By Jomo Sanga Thomas
Orando Brewster says God led him to medicine and God is leading him from medicine to politics. Most Vincentians will affirm that God will never mislead anyone. Therefore, Brewster is either misleading himself or he is being horribly misled by the ULP leadership, and all those who pass negative aspersions on anyone who questions his wrongheaded decision to enter politics at this time.
Orando Brewster is the ULP candidate for the constituency of Central Leeward. Brewster, a 33-year-old resident of Layou, recently completed the classwork necessary for his medical diploma. He has not fulfilled his two-year residency requirement and certification necessary for him to practise medicine.
As he celebrated his achievement and ULP supporters applauded his candidacy, some of Brewster’s classmates took to radio and social media questioning his claim that he has fulfilled the requirements for graduation. Some students affirmed that Brewster was not in class for the most recent set of exams. However, Brewster claimed that he took the final requirements online and was successful.
When the ULP got into power in 2001, Brewster was a 13-year-old child. His entire life has been touched if not shaped in one way or the other by Ralph Gonsalves, Sir Louis Straker and the governing party. Brewster has been involved in ULP youth work for years. He is one of the party’s rising stars.
The big question is whether his time is now? The question does not speak to his electability. He is running for the governing party, which has the power of incumbency. His chance of victory is good but he has a fight on his hand.
Most people may not know this, but in most academic fields, credentials are time-sensitive. If you fail to do what you need to do to qualify within a certain time, all your previous work would count for nought. If you are still interested after that time elapse, you will have to start over. PM Gonsalves, a former university lecturer, and the rest of the party leadership must know of these most basic facts.
Why would Julian Francis, Brewster’s political uncle, refrain from using his political muscle to dissuade Orando from taking on this task at this time?
Why would Sir Louis Straker, Brewster’s mentor and political grandpa, refuse to do everything in his powers to persuade the young political aspirant against making this decision?
Camillo Gonsalves, heir-apparent to the party leadership, why did you not use your emerging star power to plant an earworm into the heads of Daddy Ralph, Uncle Julian and Sir Louis, so that they would tell Brewster his time will come?
Most importantly, why would Orando’s political father refuse to sit him down and tell him, “Not so fast, youngster. You have a bright political future ahead of you. Hold on just a little longer. Take your time and complete your studies. Begin a career in medicine”?
The reason can be found in the fact that the ULP is a powerful vote-catching juggernaut. Its leaders are driven by one motive that is to get into power and remain in power. Everything else is secondary.
Clearly, the party serves itself well by offering Brewster as a candidate. He comes from the bosom of the people in Layou; a young man who made good on his academic promise, was a good athlete, a teacher and a man of the religious cloth.
Many citizens may say that Brewster is a big man who has free will and can make his own choices.
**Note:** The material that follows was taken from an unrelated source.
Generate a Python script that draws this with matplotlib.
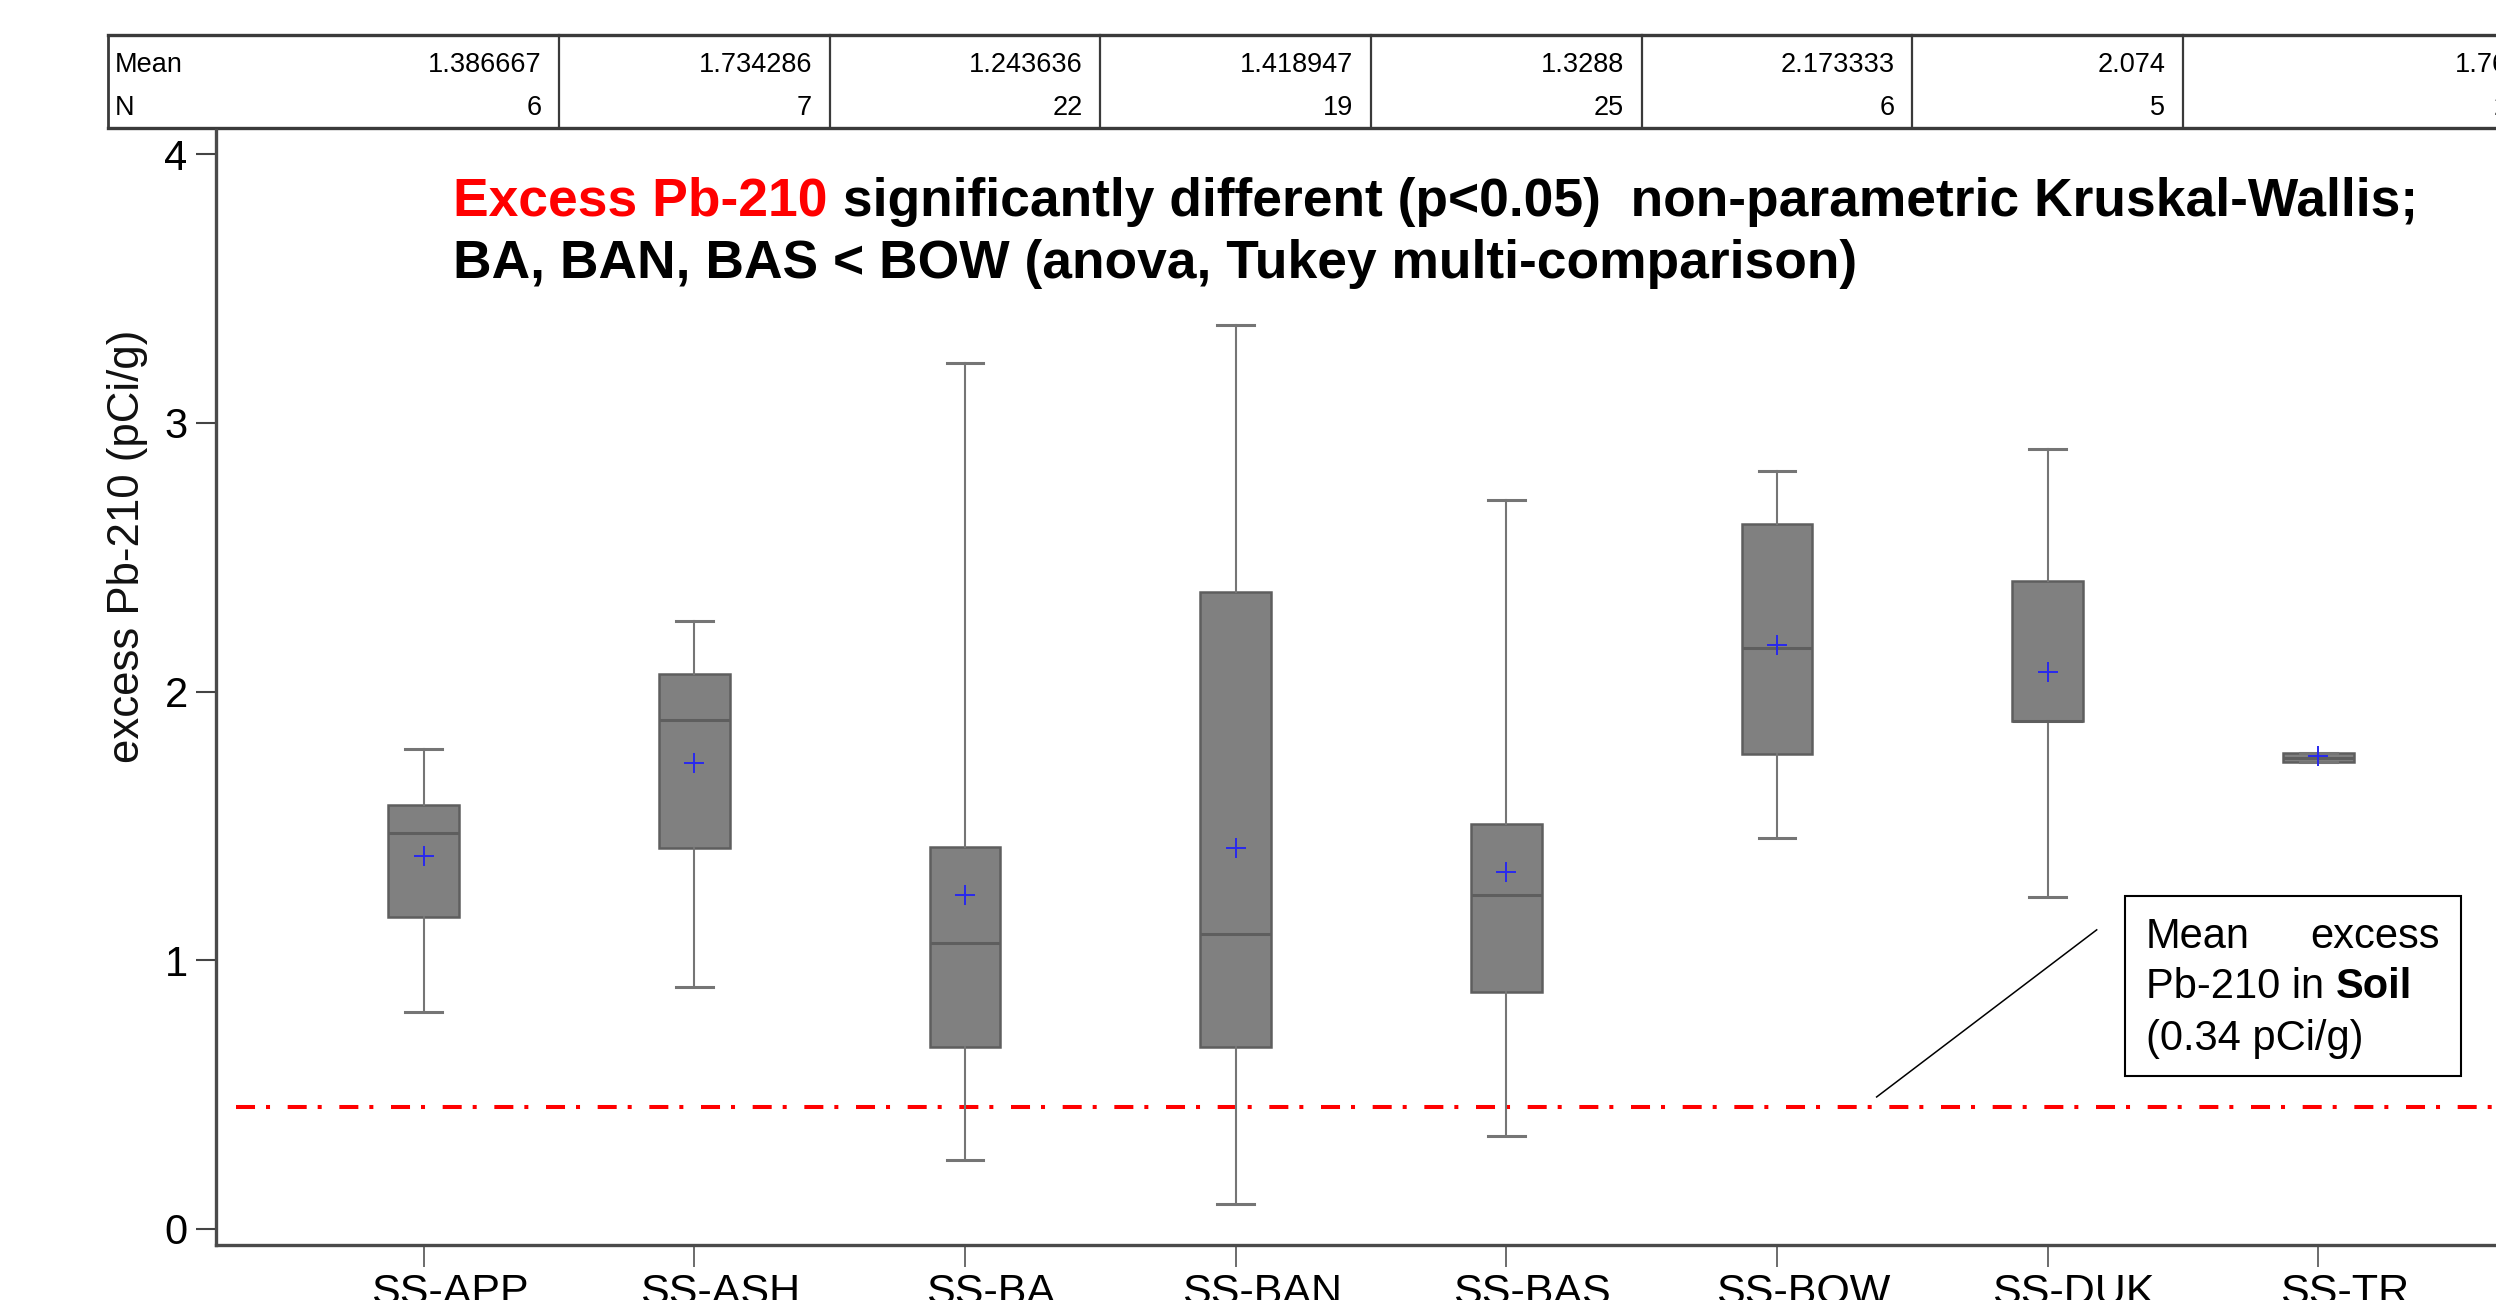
import matplotlib
matplotlib.use('Agg')
import matplotlib.pyplot as plt
from matplotlib.transforms import blended_transform_factory, ScaledTranslation
from matplotlib.patches import Rectangle
from matplotlib.lines import Line2D

plt.rcParams['font.family'] = ['Liberation Sans', 'DejaVu Sans']
plt.rcParams['lines.scale_dashes'] = False

# ---------------- data ----------------
categories = ['SS-APP', 'SS-ASH', 'SS-BA', 'SS-BAN', 'SS-BAS', 'SS-BOW', 'SS-DUK', 'SS-TR']
mean_labels = ['1.386667', '1.734286', '1.243636', '1.418947', '1.3288', '2.173333', '2.074', '1.76']
means = [1.386667, 1.734286, 1.243636, 1.418947, 1.3288, 2.173333, 2.074, 1.76]
n_labels = ['6', '7', '22', '19', '25', '6', '5', '2']
whisker_low = [0.808, 0.900, 0.256, 0.093, 0.347, 1.456, 1.234, 1.736]
q1 = [1.160, 1.416, 0.676, 0.676, 0.883, 1.768, 1.892, 1.736]
median = [1.473, 1.893, 1.064, 1.097, 1.242, 2.163, 1.892, 1.754]
q3 = [1.578, 2.065, 1.423, 2.369, 1.507, 2.623, 2.411, 1.772]
whisker_high = [1.786, 2.261, 3.224, 3.364, 2.713, 2.822, 2.903, 1.772]
soil_line_value = 0.453
y_ticks = [0, 1, 2, 3, 4]

# ---------------- figure ----------------
W, H = 2496, 1300
fig = plt.figure(figsize=(W / 100, H / 100), dpi=100)


def fx(px):
    return px / W


def fy(py):
    return 1 - py / H


ax = fig.add_axes([fx(216), fy(1245), fx(2526) - fx(216), fy(130) - fy(1245)])
positions = list(range(1, len(categories) + 1))
stats = []
for c, lo, a, m, b, hi, mu in zip(categories, whisker_low, q1, median, q3, whisker_high, means):
    stats.append(dict(label=c, whislo=lo, q1=a, med=m, q3=b, whishi=hi, mean=mu))

ax.bxp(stats, positions=positions, widths=0.262, capwidths=0.135,
       showmeans=True, meanline=False, patch_artist=True, showfliers=False,
       boxprops=dict(facecolor='#808080', edgecolor='#5e5e5e', linewidth=1.8),
       medianprops=dict(color='#5e5e5e', linewidth=2.2),
       whiskerprops=dict(color='#757575', linewidth=1.5),
       capprops=dict(color='#757575', linewidth=2.2),
       meanprops=dict(marker='+', markersize=14, markeredgecolor='#2828ee',
                      markerfacecolor='none', markeredgewidth=1.4))

xmin, xmax = 0.233, 8.767
ax.set_xlim(xmin, xmax)
ax.set_ylim(-0.06, 4.09)
ax.set_yticks(y_ticks)
ax.set_yticklabels([str(t) for t in y_ticks])
ax.set_xticks(positions)
ax.set_xticklabels(categories)

for s in ['top', 'right']:
    ax.spines[s].set_visible(False)
for s in ['left', 'bottom']:
    ax.spines[s].set_linewidth(2.4)
    ax.spines[s].set_color('#4a4a4a')

ax.tick_params(axis='y', length=14.4, width=1.5, labelsize=30, pad=6, color='#444444')
ax.tick_params(axis='x', length=16, width=1.1, labelsize=31, pad=4, color='#444444')
shift = ScaledTranslation(0.26, 0, fig.dpi_scale_trans)
for lab in ax.get_xticklabels():
    lab.set_transform(lab.get_transform() + shift)

ax.set_ylabel('excess Pb-210 (pCi/g)', fontsize=31.5, color='#111111')
ax.yaxis.set_label_coords((127 - 216) / 2310, (1245 - 546) / 1115)
ax.yaxis.label.set_verticalalignment('center')

# soil mean reference line (dash-dot)
ax.plot([0.307, xmax], [soil_line_value, soil_line_value], color='#ff0000', lw=2.9,
        dashes=(13.7, 7.9, 2.9, 12.7), solid_capstyle='butt', dash_capstyle='butt', zorder=1)

# leader line to annotation
ax.plot([7.181, 6.368], [1.113, 0.491], color='black', lw=1.1, zorder=3)

# ---------------- statistics table on top ----------------
trans = blended_transform_factory(ax.transData, fig.transFigure)
t_left, t_right = -0.166, xmax
t_top, t_bot = fy(35), fy(128)
tbl_col = '#3a3a3a'
for yy in (t_top, t_bot):
    ax.add_line(Line2D([t_left, t_right], [yy, yy], transform=trans, color=tbl_col,
                       lw=2.4, clip_on=False))
ax.add_line(Line2D([t_left, t_left], [t_top, t_bot], transform=trans, color=tbl_col,
                   lw=2.0, clip_on=False))
col_right = [p + 0.5 for p in positions[:-1]] + [xmax]
for xr in col_right[:-1]:
    ax.add_line(Line2D([xr, xr], [t_top, t_bot], transform=trans, color=tbl_col,
                       lw=1.6, clip_on=False))
ax.text(t_left + 0.026, fy(71.7), 'Mean', transform=trans, fontsize=19.5,
        ha='left', va='baseline', clip_on=False)
ax.text(t_left + 0.026, fy(115), 'N', transform=trans, fontsize=19.5,
        ha='left', va='baseline', clip_on=False)
for xr, m, nn in zip(col_right, mean_labels, n_labels):
    ax.text(xr - 0.065, fy(71.7), m, transform=trans, fontsize=19.5,
            ha='right', va='baseline', clip_on=False)
    ax.text(xr - 0.065, fy(115), nn, transform=trans, fontsize=19.5,
            ha='right', va='baseline', clip_on=False)

# ---------------- title text ----------------
t1 = ax.text(fx(453), fy(216), 'Excess Pb-210', color='#ff0000', fontsize=38.4,
             fontweight='bold', ha='left', va='baseline', transform=fig.transFigure,
             clip_on=False)
ax.annotate(' significantly different (p<0.05)  non-parametric Kruskal-Wallis;',
            xy=(1, 0), xycoords=t1, ha='left', va='bottom', fontsize=38.4,
            fontweight='bold', color='black', annotation_clip=False)
ax.text(fx(453), fy(278), 'BA, BAN, BAS < BOW (anova, Tukey multi-comparison)',
        color='black', fontsize=38.4, fontweight='bold', ha='left', va='baseline',
        transform=fig.transFigure, clip_on=False)

# ---------------- annotation box ----------------
ax.add_patch(Rectangle((fx(2125), fy(1076)), fx(2461) - fx(2125), fy(896) - fy(1076),
                       transform=fig.transFigure, facecolor='white',
                       edgecolor='black', lw=1.5, zorder=5, clip_on=False))
ax.text(fx(2146), fy(948), 'Mean', fontsize=30, ha='left', va='baseline', zorder=6,
        transform=fig.transFigure, clip_on=False)
ax.text(fx(2440), fy(948), 'excess', fontsize=30, ha='right', va='baseline', zorder=6,
        transform=fig.transFigure, clip_on=False)
a1 = ax.text(fx(2146), fy(998), 'Pb-210 in ', fontsize=30, ha='left', va='baseline',
             zorder=6, transform=fig.transFigure, clip_on=False)
ax.annotate('Soil', xy=(1, 0), xycoords=a1, ha='left', va='bottom', fontsize=30,
            fontweight='bold', annotation_clip=False, zorder=7)
ax.text(fx(2146), fy(1050), '(0.34 pCi/g)', fontsize=30, ha='left', va='baseline', zorder=6,
        transform=fig.transFigure, clip_on=False)

fig.savefig('out.png', dpi=100)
Of course he can. But ideas and choices don’t just fall out of the sky. They are embedded in our consciousness by those around us. And even if he was headstrong and remained convinced that this was his calling and the call is now, the role of leaders is to nurture, guide and lead.
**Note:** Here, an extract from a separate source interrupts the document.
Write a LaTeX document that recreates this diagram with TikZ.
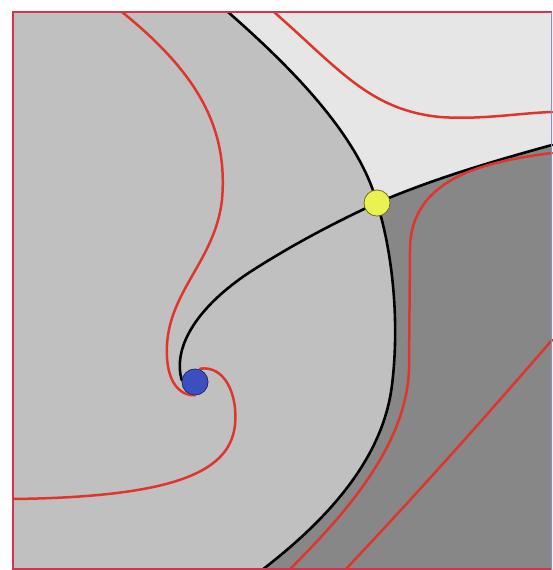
\documentclass[tikz,border=0pt]{standalone}
\begin{document}
\begin{tikzpicture}[x=1pt,y=-1pt,
  sepline/.style={line width=2.6pt,black,line cap=round},
  flowline/.style={line width=2.5pt,color=flowred,line cap=round},
  framestyle/.style={line width=2.6pt,color=framered},
  sourcedot/.style={circle,fill=sourceblue,draw=sourceedge,line width=0.6pt,minimum size=26pt,inner sep=0pt},
  saddledot/.style={circle,fill=saddleyellow,draw=saddleedge,line width=0.6pt,minimum size=26pt,inner sep=0pt}]
\definecolor{flowred}{HTML}{E0352B}
\definecolor{framered}{HTML}{D2344C}
\definecolor{midgray}{HTML}{C0C0C0}
\definecolor{lightgray2}{HTML}{E6E6E6}
\definecolor{darkgray2}{HTML}{878787}
\definecolor{sourceblue}{HTML}{3C4FC0}
\definecolor{sourceedge}{HTML}{1E2A70}
\definecolor{saddleyellow}{HTML}{E9F250}
\definecolor{saddleedge}{HTML}{6B6B10}
\definecolor{edgeblue}{HTML}{8C8CC8}
\useasboundingbox (0,0) rectangle (552,570);
\fill[white] (0,0) rectangle (552,570);
% named points
\coordinate (sadc) at (377,203);
\coordinate (topA) at (228,12);
\coordinate (botA) at (262,570);
\coordinate (rightB) at (552,145);
% regions
\fill[midgray] (13,12) rectangle (552,570);
\fill[darkgray2] (sadc) .. controls (392,250) and (400,320) .. (392,385) .. controls (384,450) and (340,510) .. (botA) -- (552,570) -- (552,12) -- cycle;
\fill[lightgray2] (topA) .. controls (300,75) and (360,140) .. (sadc) .. controls (430,180) and (490,162) .. (rightB) -- (552,12) -- cycle;
% nodes
\node[sourcedot] (src) at (195,382) {};
\node[saddledot] (sad) at (sadc) {};
% separatrices
\draw[sepline] (topA) .. controls (300,75) and (360,140) .. (sad.center);
\draw[sepline] (sad.center) .. controls (392,250) and (400,320) .. (392,385) .. controls (384,450) and (340,510) .. (botA);
\draw[sepline] (src.west) ++(0,-2) .. controls (172,345) and (200,305) .. (250,272) .. controls (295,243) and (340,220) .. (sad.center) .. controls (430,180) and (490,162) .. (rightB);
% flow lines
\draw[flowline] (122,12) .. controls (200,75) and (228,130) .. (222,200) .. controls (215,260) and (170,290) .. (167,345) .. controls (165,385) and (182,396) .. (src.south);
\draw[flowline] (src.north) ++(5,0) .. controls (225,365) and (238,395) .. (235,425) .. controls (230,470) and (180,497) .. (13,499);
\draw[flowline] (274,12) .. controls (340,70) and (370,110) .. (440,117) .. controls (480,120) and (520,113) .. (552,112);
\draw[flowline] (552,153) .. controls (480,162) and (410,180) .. (410,250) -- (409,370) .. controls (406,440) and (355,505) .. (289,570);
\draw[flowline] (552,340) .. controls (500,400) and (430,480) .. (345,570);
% frame
\draw[framestyle] (552,12) -- (13,12) -- (13,569) -- (552,569);
\draw[line width=1.2pt,edgeblue] (551.4,12) -- (551.4,570);
% dots on top
\node[sourcedot] at (src) {};
\node[saddledot] at (sad) {};
\end{tikzpicture}
\end{document}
Deputy Leader Straker, Party General Secretary Julian Francis and leader Gonsalves should have lectured and mentored Brewster against taking on the responsibility at this time. By allowing him and possibly encouraging him to cut short his studies to run for the ULP, these men did not only fail the test of leadership, they also failed the youth of our country.
As a qualified, practising physician, Brewster has a contribution to make to his family, his people and the country. To allow him to cut short his studies to enter politics, the ULP is demonstrating that it is more concerned about its political fortunes than about the welfare of a young man and his family.
The erudite Emmanuel Quashie, a PhD candidate and strong supporter of the ULP, was being goaded by some to enter competitive electoral politics for the 2020 elections. He correctly answered that his primary consideration is to complete his studies.
But this is the silly season of electioneering and voting. Brewster’s candidacy is clear proof that the ULP is willing and ready to go through hell or high water to win for the fifth consecutive time. There is no legal transgression in the party’s decision to woe and win Brewster as one of its candidates. However, the morals and ethics of the decision present some challenges.
The party may win but Brewster will be the loser. If he were to win and become an elected parliamentarian, he will not be able to finish his studies to become a doctor. If he wins and ends up on the opposition benches, he cannot practise medicine because he has not yet fulfilled the residency requirement.
If you want to get a seat of the pants, a feel for why this decision by Orando Brewster is wrong, here’s a simple “Yes” or “No” test: Do you think Ralph Gonsalves would have allowed/encouraged any of his children, similarly situated as Orando Brewster, to contest the 2020 general election?
*Jomo Sanga Thomas is a lawyer, journalist, social commentator and a former Speaker of the House of Assembly in St. Vincent and the Grenadines.